Choosing an appropriate RMSD cut off for gromos clustering

GROMACS version: 2020.4
GROMACS modification: No

Hi all,

I’ve seen examples of people using the gromos clustering method whereby they use a varying RMSD cut off value to create a cluster that represents over half the conformations in a trajectory. Essentially I don’t know what the best approach to choosing the RMSD cut off value is. Is it to use the tightest/smallest RMSD cut off that still yields a cluster with >50% conformations?

I’ve clustered using progressively tighter RMSD values whilst still having more than 50% and the central structures are identical, which makes me think this is probably a good way to approach this.

Isn’t this sort of the opposite of what clustering is intended to do?
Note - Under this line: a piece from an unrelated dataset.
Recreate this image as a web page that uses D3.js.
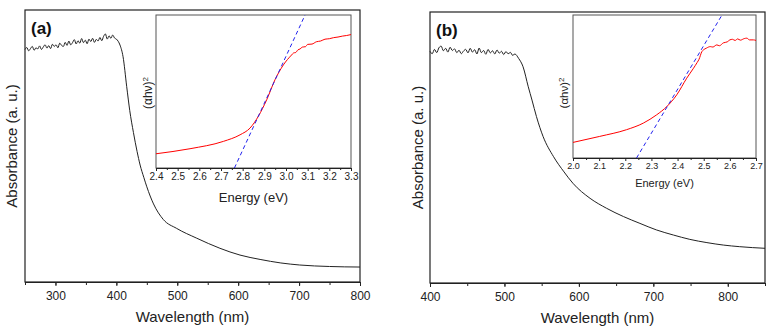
<!DOCTYPE html>
<html>
<head>
<meta charset="utf-8">
<script src="https://cdn.jsdelivr.net/npm/d3@7"></script>
<style>
  body { margin: 0; background: #fff; }
  svg { font-family: "Liberation Sans", Arial, sans-serif; }
  .axis path, .axis line { stroke: #222; }
  .axis text { fill: #222; }
</style>
</head>
<body>
<div id="chart"></div>
<script>
// ---- panel (a): absorbance spectrum
var waveA = [250,253,256,259,262,265,268,271,274,277,280,283,286,289,292,295,298,301,304,307,310,313,316,319,322,325,328,331,334,337,340,343,346,349,352,355,358,361,364,367,370,373,376,379,382,385,388,391,394,397,400,
  403,406,411,417,422,428,434,439,445,450,461,477,499,532,570,603,636,670,701,750,800];
var absA = [0.855,0.862,0.850,0.858,0.866,0.852,0.861,0.857,0.868,0.855,0.864,0.872,0.860,0.869,0.858,0.874,0.866,0.872,0.861,0.878,0.870,0.866,0.881,0.870,0.886,0.872,0.880,0.891,0.875,0.887,0.878,0.895,0.880,0.889,0.876,0.893,0.884,0.896,0.881,0.892,0.886,0.899,0.887,0.903,0.912,0.893,0.905,0.896,0.908,0.897,0.893,
  0.885,0.871,0.828,0.718,0.630,0.550,0.480,0.430,0.385,0.350,0.287,0.230,0.197,0.161,0.124,0.099,0.083,0.070,0.0625,0.057,0.055];
var ticksA = [300,400,500,600,700,800];

// inset (a): Tauc plot
var energyA = [2.40,2.557,2.711,2.788,2.834,2.872,2.911,2.949,2.988,3.026,3.035,3.045,3.055,3.065,3.075,3.09,3.10,3.12,3.14,3.16,3.18,3.20,3.22,3.24,3.26,3.28,3.30];
var taucA = [0.093,0.126,0.174,0.217,0.261,0.337,0.446,0.576,0.674,0.739,0.752,0.755,0.772,0.778,0.790,0.793,0.808,0.810,0.825,0.830,0.842,0.845,0.852,0.856,0.862,0.866,0.872];
var fitA = [[2.762,0],[3.088,1]];
var eTicksA = [2.4,2.5,2.6,2.7,2.8,2.9,3.0,3.1,3.2,3.3];

// ---- panel (b)
var waveB = [400,403,406,409,412,415,418,421,424,427,430,433,436,439,442,445,448,451,454,457,460,463,466,469,472,475,478,481,484,487,490,493,496,499,502,505,508,511,514,
  519,525,532,537,543,552,566,580,592,615,637,660,682,704,727,749,772,794,816,850];
var absB = [0.855,0.846,0.862,0.850,0.868,0.874,0.857,0.866,0.852,0.870,0.858,0.864,0.850,0.859,0.846,0.856,0.862,0.849,0.866,0.852,0.861,0.845,0.867,0.850,0.858,0.844,0.862,0.849,0.857,0.845,0.860,0.848,0.855,0.843,0.854,0.846,0.851,0.840,0.845,
  0.829,0.798,0.724,0.675,0.614,0.540,0.466,0.410,0.368,0.3125,0.276,0.245,0.220,0.196,0.177,0.161,0.149,0.140,0.134,0.128];
var ticksB = [400,500,600,700,800];

var energyB = [2.00,2.102,2.205,2.269,2.32,2.359,2.397,2.435,2.461,2.475,2.482,2.493,2.499,2.51,2.525,2.535,2.55,2.56,2.575,2.59,2.60,2.61,2.62,2.63,2.64,2.655,2.665,2.675,2.69,2.70];
var taucB = [0.109,0.151,0.198,0.244,0.302,0.360,0.442,0.558,0.628,0.668,0.690,0.744,0.756,0.768,0.779,0.776,0.791,0.785,0.805,0.812,0.826,0.830,0.822,0.833,0.824,0.835,0.838,0.826,0.826,0.822];
var fitB = [[2.243,0],[2.570,1]];
var eTicksB = [2.0,2.1,2.2,2.3,2.4,2.5,2.6,2.7];

var svg = d3.select("#chart").append("svg")
    .attr("width", 773)
    .attr("height", 331);

function drawPanel(p) {
    var x = d3.scaleLinear().domain(p.xDomain).range([p.left, p.right]);
    var y = d3.scaleLinear().domain([0, 1]).range([p.bottom, p.top]);

    var g = svg.append("g");

    // minor ticks (every 50 nm)
    var minor = d3.range(p.xDomain[0], p.xDomain[1] + 1, 50);
    g.append("g")
        .attr("class", "axis")
        .attr("transform", "translate(0," + p.bottom + ")")
        .call(d3.axisBottom(x).tickValues(minor).tickSize(3).tickFormat(""))
        .select(".domain").remove();

    g.append("g")
        .attr("class", "axis")
        .attr("transform", "translate(0," + p.bottom + ")")
        .call(d3.axisBottom(x).tickValues(p.ticks).tickSize(4).tickPadding(5).tickSizeOuter(0))
        .selectAll("text").style("font-size", "12px");

    // frame
    g.append("rect")
        .attr("x", p.left).attr("y", p.top)
        .attr("width", p.right - p.left).attr("height", p.bottom - p.top)
        .attr("fill", "none").attr("stroke", "#222").attr("stroke-width", 1.2);

    var line = d3.line()
        .x(function(d) { return x(d[0]); })
        .y(function(d) { return y(d[1]); })
        .curve(d3.curveMonotoneX);

    g.append("path")
        .datum(p.wave.map(function(w, i) { return [w, p.abs[i]]; }))
        .attr("fill", "none")
        .attr("stroke", "#222")
        .attr("stroke-width", 1)
        .attr("d", line);

    g.append("text")
        .attr("x", (p.left + p.right) / 2)
        .attr("y", p.bottom + 40)
        .attr("text-anchor", "middle")
        .style("font-size", "15px")
        .attr("fill", "#222")
        .text("Wavelength (nm)");

    g.append("text")
        .attr("text-anchor", "middle")
        .attr("transform", "translate(" + p.yLabelX + "," + ((p.top + p.bottom) / 2) + ")rotate(-90)")
        .style("font-size", "15px")
        .attr("fill", "#222")
        .text("Absorbance (a. u.)");

    g.append("text")
        .attr("x", p.left + 6)
        .attr("y", p.top + 24)
        .style("font-size", "17px")
        .style("font-weight", "bold")
        .attr("fill", "#111")
        .text(p.label);

    drawInset(p.inset);
}

function drawInset(q) {
    var x = d3.scaleLinear().domain(q.xDomain).range([q.left, q.right]);
    var y = d3.scaleLinear().domain([0, 1]).range([q.bottom, q.top]);

    var g = svg.append("g");

    g.append("rect")
        .attr("x", q.left).attr("y", q.top)
        .attr("width", q.right - q.left).attr("height", q.bottom - q.top)
        .attr("fill", "#fff").attr("stroke", "#555").attr("stroke-width", 1);

    var minor = q.ticks.slice(0, -1).map(function(t) { return t + 0.05; });
    g.append("g")
        .attr("class", "axis")
        .attr("transform", "translate(0," + q.bottom + ")")
        .call(d3.axisBottom(x).tickValues(minor).tickSize(2).tickFormat(""))
        .select(".domain").remove();
    g.append("g")
        .attr("class", "axis")
        .attr("transform", "translate(0," + q.bottom + ")")
        .call(d3.axisBottom(x).tickValues(q.ticks).tickSize(3).tickPadding(2).tickSizeOuter(0).tickFormat(d3.format(".1f")))
        .call(function(a) { a.select(".domain").attr("stroke", "#555"); })
        .selectAll("text").style("font-size", q.tickFont);

    // clip the fit line to the inset box
    var clipId = "clip" + q.left;
    g.append("clipPath").attr("id", clipId)
        .append("rect")
        .attr("x", q.left).attr("y", q.top)
        .attr("width", q.right - q.left).attr("height", q.bottom - q.top);

    var line = d3.line()
        .x(function(d) { return x(d[0]); })
        .y(function(d) { return y(d[1]); });

    g.append("path")
        .datum(q.energy.map(function(e, i) { return [e, q.tauc[i]]; }))
        .attr("clip-path", "url(#" + clipId + ")")
        .attr("fill", "none")
        .attr("stroke", "#f00")
        .attr("stroke-width", 1)
        .attr("d", line.curve(d3.curveMonotoneX));

    g.append("path")
        .datum(q.fit)
        .attr("clip-path", "url(#" + clipId + ")")
        .attr("fill", "none")
        .attr("stroke", "#2222ee")
        .attr("stroke-width", 1)
        .attr("stroke-dasharray", "4,3")
        .attr("d", line.curve(d3.curveLinear));

    g.append("text")
        .attr("x", (q.left + q.right) / 2)
        .attr("y", q.bottom + q.labelOffset)
        .attr("text-anchor", "middle")
        .style("font-size", q.labelFont)
        .attr("fill", "#222")
        .text("Energy (eV)");

    var yl = g.append("text")
        .attr("text-anchor", "middle")
        .attr("transform", "translate(" + q.yLabelX + "," + q.yLabelY + ")rotate(-90)")
        .style("font-size", q.yFont)
        .attr("fill", "#222");
    yl.append("tspan").text("(\u03b1h\u03bd)");
    yl.append("tspan").attr("baseline-shift", "super").style("font-size", "8px").text("2");
}

drawPanel({
    label: "(a)", xDomain: [250, 800], ticks: ticksA, wave: waveA, abs: absA,
    left: 25, right: 360, top: 10, bottom: 282, yLabelX: 17,
    inset: { xDomain: [2.4, 3.3], ticks: eTicksA, energy: energyA, tauc: taucA, fit: fitA,
             left: 156, right: 351, top: 15, bottom: 168, tickFont: "10px", labelFont: "13px",
             labelOffset: 34, yLabelX: 152, yLabelY: 93, yFont: "12px" }
});

drawPanel({
    label: "(b)", xDomain: [400, 850], ticks: ticksB, wave: waveB, abs: absB,
    left: 430, right: 765, top: 12, bottom: 283, yLabelX: 423,
    inset: { xDomain: [2.0, 2.7], ticks: eTicksB, energy: energyB, tauc: taucB, fit: fitB,
             left: 573, right: 756, top: 15, bottom: 158, tickFont: "9px", labelFont: "11px",
             labelOffset: 29, yLabelX: 568, yLabelY: 93, yFont: "11.5px" }
});
</script>
</body>
</html>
If you predetermine that you want 50% of the frames in a cluster, you can rig some value to give you that, but is the cluster truly a representation of similar structures, or is it a convenient outcome? In any case, the RMSD cutoff depends on the system; one would use a very different value for a globular protein with stable tertiary structure than what would be appropriate for an IDP.

There are better methods available than the GROMOS clustering method; there are shortcomings to this approach. It may be better to pursue those if it is not clear how to treat your system.

I see what you’re getting at. Maybe an alternative whilst continuing with gromos would be to use the average RMSD as a cutoff.

I will read around other clustering methods, I only used gromos initially since I came across it in literature.